1- On pourrait reprocher à une grande partie des électeurs de voter pour des référents picturaux, des signes, des formes, des couleurs discernables sur ces bulletins de vote qui permettent de se remémorer les consignes reçues. Un ensemble de mécanismes réservés d'habitude aux attardés mentaux, aux parkinsoniens et à tout ceux dont les fonctions cognitives se trouvent altérées. Néanmoins et a bien y réfléchir, les maladresses ou autres motivations insondables de ces électeurs bizarres, ne perturbent en rien l'ordre des choses.

Le nouveau code communal réglera ces anomalies que la démocratie charrie malgré elle.

2- Sourate «Les Prophètes» Verset 52/53: «Lorsque Abraham dit à son père et à son peuple: Que sont ces statues auxquelles vous vous attachez? Ils dirent : Nous avons trouvé nos ancêtres les adorant».

3- La sourate de la caverne renvoie à des extrapolations et exégèses multiples, plus subtiles et ésotériques les unes que les autres. J'ai préféré m'en tenir à son sens apparent: un refuge contre les servitudes et les oppressions de ce monde et un exemple de sacrifice, de courage et de détermination pour les insensés et les lâches.

4- Etienne de La Boétie «Le Discours de la servitude volontaire» (1574)

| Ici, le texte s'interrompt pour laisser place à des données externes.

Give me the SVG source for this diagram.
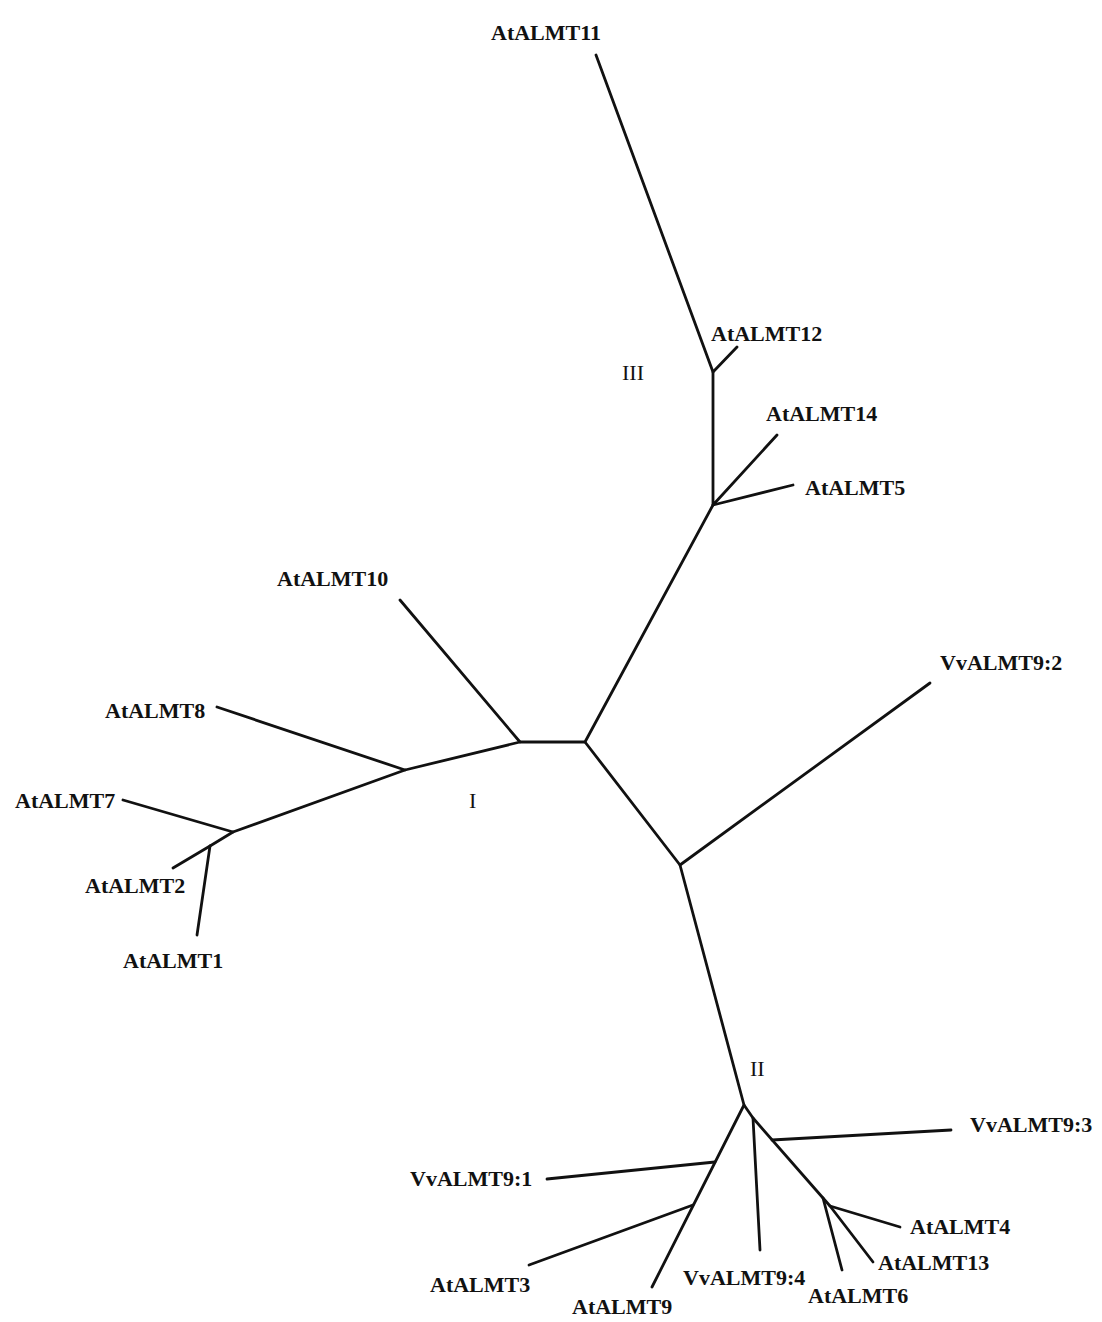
<svg xmlns="http://www.w3.org/2000/svg" width="1102" height="1322" viewBox="0 0 1102 1322">
<style>
.lbl{font-family:"Liberation Serif","Times New Roman",serif;font-weight:bold;font-size:22px;fill:#111}
.grp{font-family:"Liberation Serif","Times New Roman",serif;font-size:22px;fill:#111}
.br{stroke:#111;stroke-width:2.8;fill:none;stroke-linecap:round;stroke-linejoin:round}
</style>
<rect width="1102" height="1322" fill="#fff"/>
<g id="connectors" class="br">
<path d="M596,55 L713,372 L737,347"/>
<path d="M713,372 L713,505 L777,435"/>
<path d="M713,505 L793,485"/>
<path d="M713,505 L585,742 L520,742 L400,600"/>
<path d="M520,742 L405,770 L217,707"/>
<path d="M405,770 L233,832 L123,800"/>
<path d="M233,832 L210,846 L173,868"/>
<path d="M210,846 L197,935"/>
<path d="M585,742 L680,865 L930,683"/>
<path d="M680,865 L744,1105 L652,1287"/>
<path d="M715,1162 L547,1179"/>
<path d="M693,1205 L529,1265"/>
<path d="M744,1105 L753,1118 L760,1250"/>
<path d="M753,1118 L823,1198 L842,1270"/>
<path d="M772,1140 L951,1130"/>
<path d="M823,1198 L830,1206 L900,1227"/>
<path d="M830,1206 L873,1262"/>
</g>
<g id="AtALMT11"><text class="lbl" x="491" y="40">AtALMT11</text></g>
<g id="AtALMT12"><text class="lbl" x="711" y="341">AtALMT12</text></g>
<g id="III"><text class="grp" x="622" y="380">III</text></g>
<g id="AtALMT14"><text class="lbl" x="766" y="421">AtALMT14</text></g>
<g id="AtALMT5"><text class="lbl" x="805" y="495">AtALMT5</text></g>
<g id="AtALMT10"><text class="lbl" x="277" y="586">AtALMT10</text></g>
<g id="VvALMT9-2"><text class="lbl" x="940" y="670">VvALMT9:2</text></g>
<g id="AtALMT8"><text class="lbl" x="105" y="718">AtALMT8</text></g>
<g id="AtALMT7"><text class="lbl" x="15" y="808">AtALMT7</text></g>
<g id="I"><text class="grp" x="469" y="808">I</text></g>
<g id="AtALMT2"><text class="lbl" x="85" y="893">AtALMT2</text></g>
<g id="AtALMT1"><text class="lbl" x="123" y="968">AtALMT1</text></g>
<g id="II"><text class="grp" x="750" y="1076">II</text></g>
<g id="VvALMT9-3"><text class="lbl" x="970" y="1132">VvALMT9:3</text></g>
<g id="VvALMT9-1"><text class="lbl" x="410" y="1186">VvALMT9:1</text></g>
<g id="AtALMT4"><text class="lbl" x="910" y="1234">AtALMT4</text></g>
<g id="AtALMT13"><text class="lbl" x="878" y="1270">AtALMT13</text></g>
<g id="AtALMT3"><text class="lbl" x="430" y="1292">AtALMT3</text></g>
<g id="VvALMT9-4"><text class="lbl" x="683" y="1285">VvALMT9:4</text></g>
<g id="AtALMT6"><text class="lbl" x="808" y="1303">AtALMT6</text></g>
<g id="AtALMT9"><text class="lbl" x="572" y="1314">AtALMT9</text></g>
</svg>
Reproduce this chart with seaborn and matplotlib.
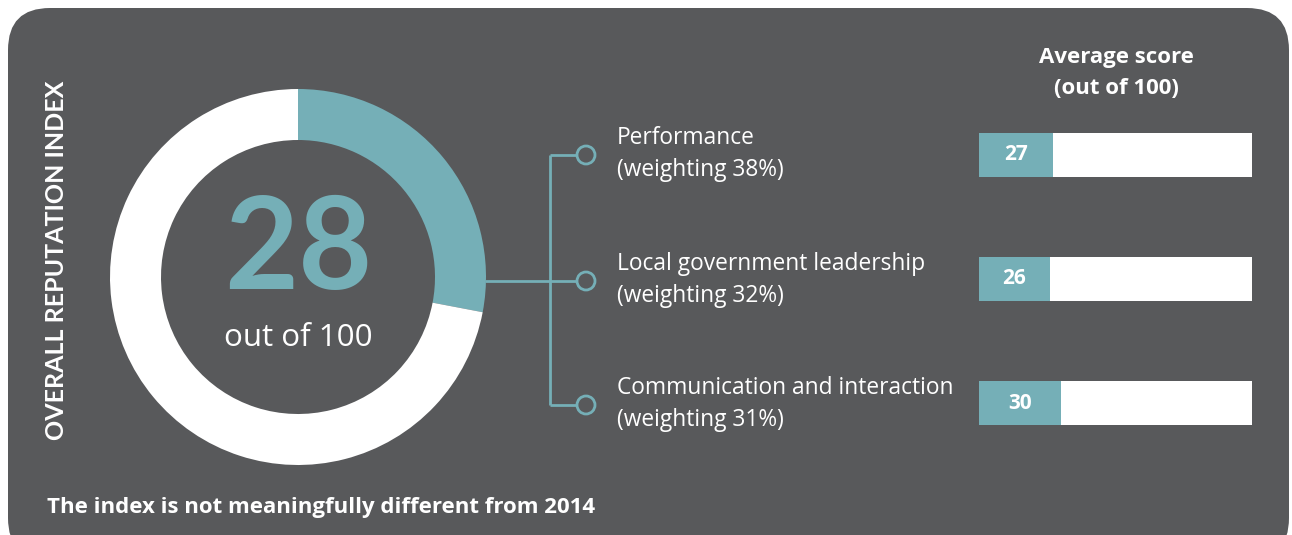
import pandas as pd
import matplotlib.pyplot as plt
from matplotlib.patches import FancyBboxPatch, Circle
import seaborn as sns

# Data
overall_index = 28
overall_max = 100
drivers = ["Performance", "Local government leadership", "Communication and interaction"]
weightings = [38, 32, 31]
scores = [27, 26, 30]

# Colours
BG = "#58595b"
TEAL = "#75afb7"
WHITE = "#ffffff"

sns.set_style("white")
plt.rcParams['font.family'] = ['Open Sans', 'DejaVu Sans']

W, H = 1292, 535
fig = plt.figure(figsize=(W / 100, H / 100), dpi=100)
fig.patch.set_facecolor("white")

# Full-figure canvas in pixel units (y measured from the top via T())
ax = fig.add_axes([0, 0, 1, 1])


def T(py):
    return H - py


# Rounded dark panel
panel = FancyBboxPatch((8, T(560)), 1281, 552, boxstyle="round,pad=0,rounding_size=42",
                       facecolor=BG, edgecolor="none", zorder=0)
ax.add_patch(panel)

# Donut
cx, cy, r_out, ring = 298, T(277), 188, 51
ax.pie([overall_index, overall_max - overall_index], colors=[TEAL, WHITE],
       startangle=90, counterclock=False, center=(cx, cy), radius=r_out,
       wedgeprops=dict(width=ring, edgecolor="none"))
ax.text(cx, T(252), str(overall_index), color=TEAL, fontsize=92, fontweight="bold",
        family=['Lato', 'DejaVu Sans'], ha="center", va="center")
ax.text(cx, T(338), f"out of {overall_max}", color=WHITE, fontsize=22.5,
        ha="center", va="center")

# Vertical title
ax.text(57, T(260), "OVERALL REPUTATION INDEX", color=WHITE, fontsize=18,
        fontweight="bold", family=['Lato', 'DejaVu Sans'], rotation=90,
        ha="center", va="center")

# Connector
lc = dict(color=TEAL, lw=2, solid_capstyle="butt")
row_y = [155, 281, 405]
ax.plot([485, 550], [T(281), T(281)], **lc)
ax.plot([550, 550], [T(row_y[0]), T(row_y[-1])], **lc)
for ry in row_y:
    ax.plot([550, 577], [T(ry), T(ry)], **lc)
    ax.add_patch(Circle((586, T(ry)), 9, facecolor=BG, edgecolor=TEAL, lw=2, zorder=3))

# Driver labels
for ry, name, wgt in zip(row_y, drivers, weightings):
    ax.text(617, T(ry - 17), name, color=WHITE, fontsize=16.4, ha="left", va="center")
    ax.text(617, T(ry + 15), f"(weighting {wgt}%)", color=WHITE, fontsize=16.4,
            ha="left", va="center")

# Column header and footer
ax.text(1116, T(57), "Average score", color=WHITE, fontsize=16, fontweight="bold",
        ha="center", va="center")
ax.text(1116, T(88), f"(out of {overall_max})", color=WHITE, fontsize=16,
        fontweight="bold", ha="center", va="center")
ax.text(47, T(508), "The index is not meaningfully different from 2014", color=WHITE,
        fontsize=16, fontweight="bold", ha="left", va="center")

ax.set_xlim(0, W)
ax.set_ylim(0, H)
ax.set_aspect("auto")
ax.axis("off")

# Score bars (seaborn)
df = pd.DataFrame({"driver": drivers, "score": scores,
                   "full": [overall_max] * len(drivers)})
bax = fig.add_axes([979 / W, (H - 465.5) / H, 273 / W, 373 / H])
sns.barplot(data=df, x="full", y="driver", color=WHITE, orient="h", width=0.354,
            saturation=1, linewidth=0, ax=bax)
sns.barplot(data=df, x="score", y="driver", color=TEAL, orient="h", width=0.354,
            saturation=1, linewidth=0, ax=bax)
for i, s in enumerate(df["score"]):
    bax.text(s / 2, i, str(s), color=WHITE, fontsize=15, fontweight="bold",
             ha="center", va="center")
bax.set_xlim(0, overall_max)
bax.set_ylim(2.5, -0.5)
bax.axis("off")

fig.savefig("out.png", dpi=100, facecolor=fig.get_facecolor())
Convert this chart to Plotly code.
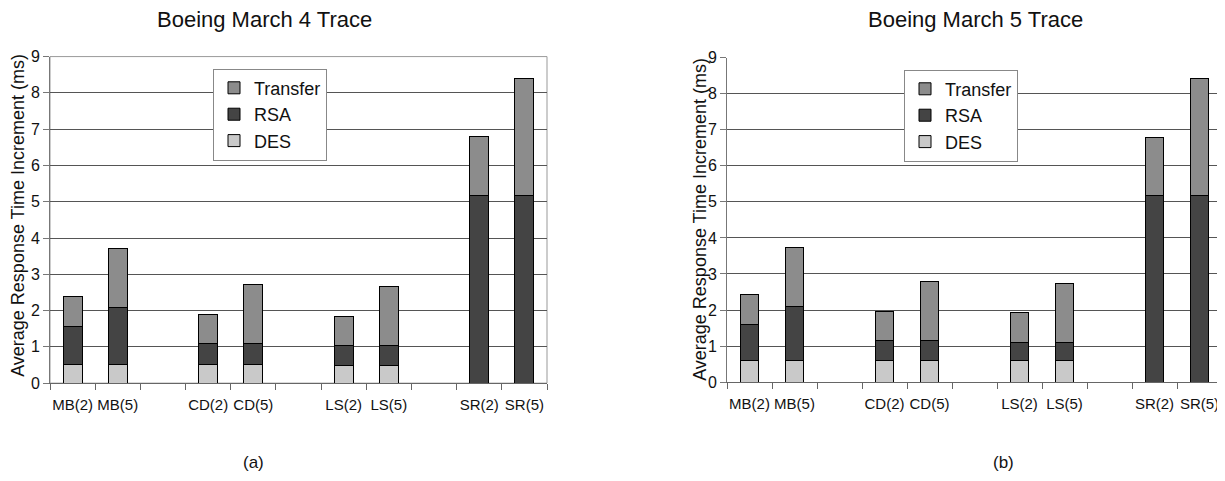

5- Cet épisode, évoqué dans l'Evangile, rapporte le récit de la «femme adultère», une femme pécheresse que tout le monde voulait lapider. Elle fut relevée par Jésus, pardonnée, libérée de ses accusateurs... avec cette formule restée célèbre: «Que celui qui n'a jamais péché lui jette la première pierre !» Personne n'osera balancer le moindre caillou. Et les pendules, comme on dit chez nous, ont été remises à l'heure. Ah oui ! J'allais oublier l'essentiel. Jésus prit quand même le soin d'ajouter pour cette femme adultère: «Va et ne pèche plus».